Now there are tons of different ways to do this on Pinterest, but you can see how we chose to do it in the picture. I purchased a terracotta tray to use as our base, although something plastic would have worked fine. I used planting soil we already had to cover our terracotta pot (which became the tomb). Then we planted some desert flowers and shrubs. We collected our rocks from our own flower bed and around the neighborhood. And then finally we made three crosses with toothpicks and a hot glue gun. Come Easter Sunday we’ll roll away the stone and there will be a special surprise for the kids inside.
Washing of the Feet Ceremony (Holy Thursday) – Children, especially toddlers, are experiential learners. The Holy Thursday liturgy at our parish doesn’t even begin until 7:00 p.m., which is a bit late for my kiddos. So instead, we’ll read about and discuss the last supper and then we’ll have a family washing of the feet ceremony to help them visualize/experience what Jesus did for his disciples. I’m sure it will get a bit messy, which is why I plan to do that part of our evening in the master bedroom.
Veneration of the Cross (Good Friday) – Using our Resurrection Garden, various library books, our children’s Bible, and other resources we will discuss Jesus’ ultimate sacrifice on Good Friday. Then, we’ll have our own veneration of the cross service where we each reverently kiss Jesus’ wounds on the crucifix, place the Cross in a prominent place within the house, and then pray together as a family.
A Family Decade of the Rosary (Sorrowful Mysteries) – Recently, we’ve been praying a decade of the Rosary with our children at night before bedtime. I can’t tell you what a blessing this has been for our family. Little man (22 months) goes a little crazy, but my sweet Anne eagerly gets the rosaries for us and then sits between her Mommy and Daddy praying the prayers with us. Since we’re in Lent, we’ve meditated on one of the Sorrowful mysteries each night. We also always begin with prayer intentions, making our prayer time even more intentional.
Easter Carnation Experiment (Good Friday) – another great way to help the kids visualize how Jesus washed away our sins through his own sacrifice is through this neat little experiment. Basically, you purchase a white carnation and soak it in water that has been dyed red (representing the blood). Watch you kids’ amazement as the flower soaks up the dye and turns read. For more details on this check out this Teaching Children About the Atonement post.
Easter Sunday and Beyond:
Easter isn’t limited to one day. We get to celebrate the joy of the Resurrection for forty days leading up to Christ’s Ascension and Pentecost Sunday. Here are some great games, ideas, and activities to keep the Easter spirit alive in your house over the upcoming weeks.
Easter Bingo – This variation of bingo is a fun game that your little ones will enjoy. As various symbols are called, use that as an opportunity for a brief discussion on Easter itself. To get your free download visit Rachel Wojo’s blog http://rachelwojo.com/easter-bingo/
This ABC fill in the blank is well suited for older kids. This would be a great resource for a middle school or Sunday school teacher or just an activity to do at home.

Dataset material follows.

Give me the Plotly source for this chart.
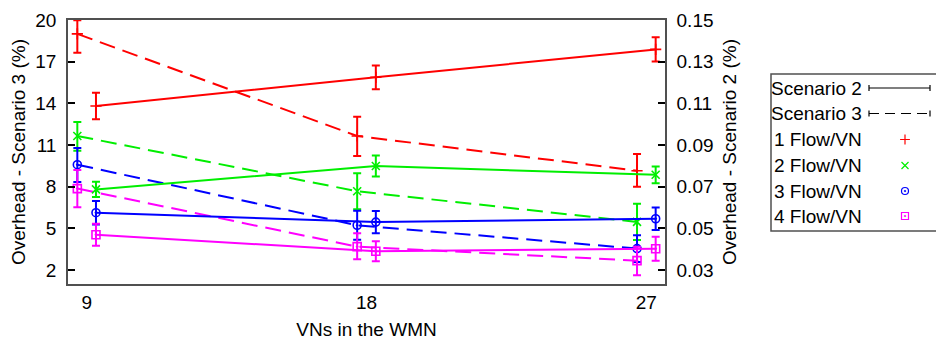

I LOVE this Resurrection Set from the Catholic Icing. Made from leftover toilet paper rolls, it’s another great way to help kids visualize the scene of the Resurrection. I know my three-year-old will love making and playing with these.

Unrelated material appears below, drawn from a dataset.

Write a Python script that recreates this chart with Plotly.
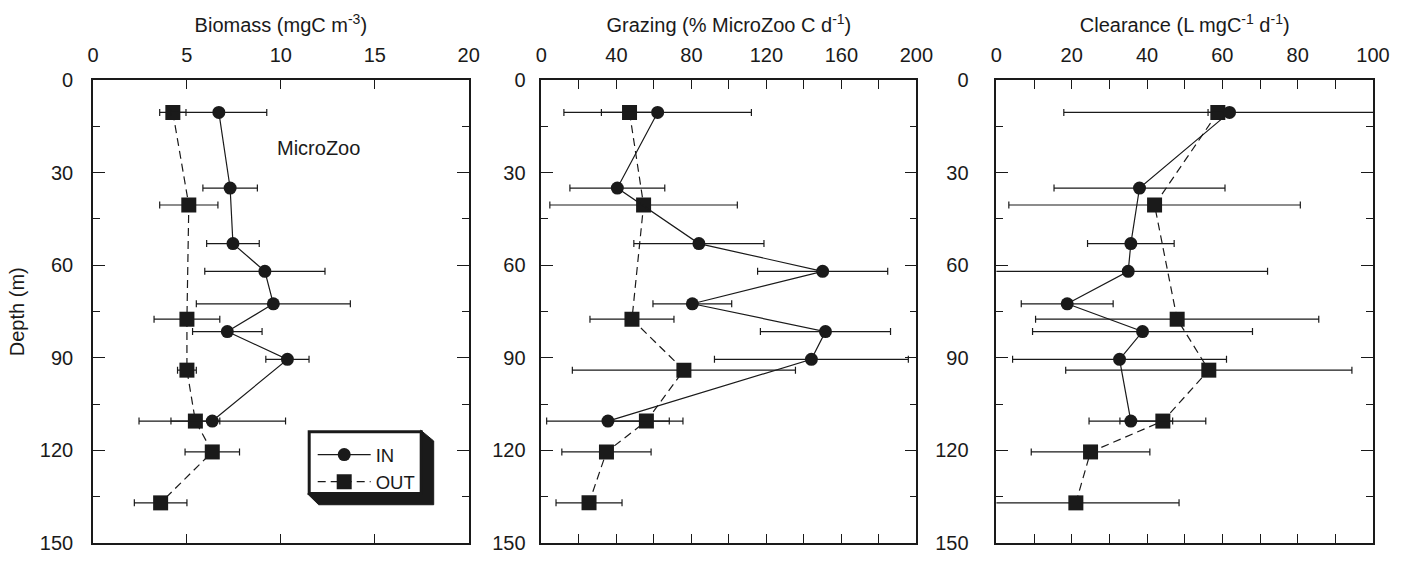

For older kids, these Easter Pop-Up Scenes are an older version of the Resurrection set. I know my middle school students would have loved making something like this and again it’s a great way to help them visualize the Scriptural scenes. On the website, you’ll find templates for Palm Sunday, The Resurrection, The Road to Emmaus, and the Miraculous Catch.
Wee Little Miracles has a great idea of creating an Easter Story Wreath. All you need to make the craft are scissors, paper, a printer, cardstock or cardboard for your wreath base, and some glue. Simple and fun for your little ones.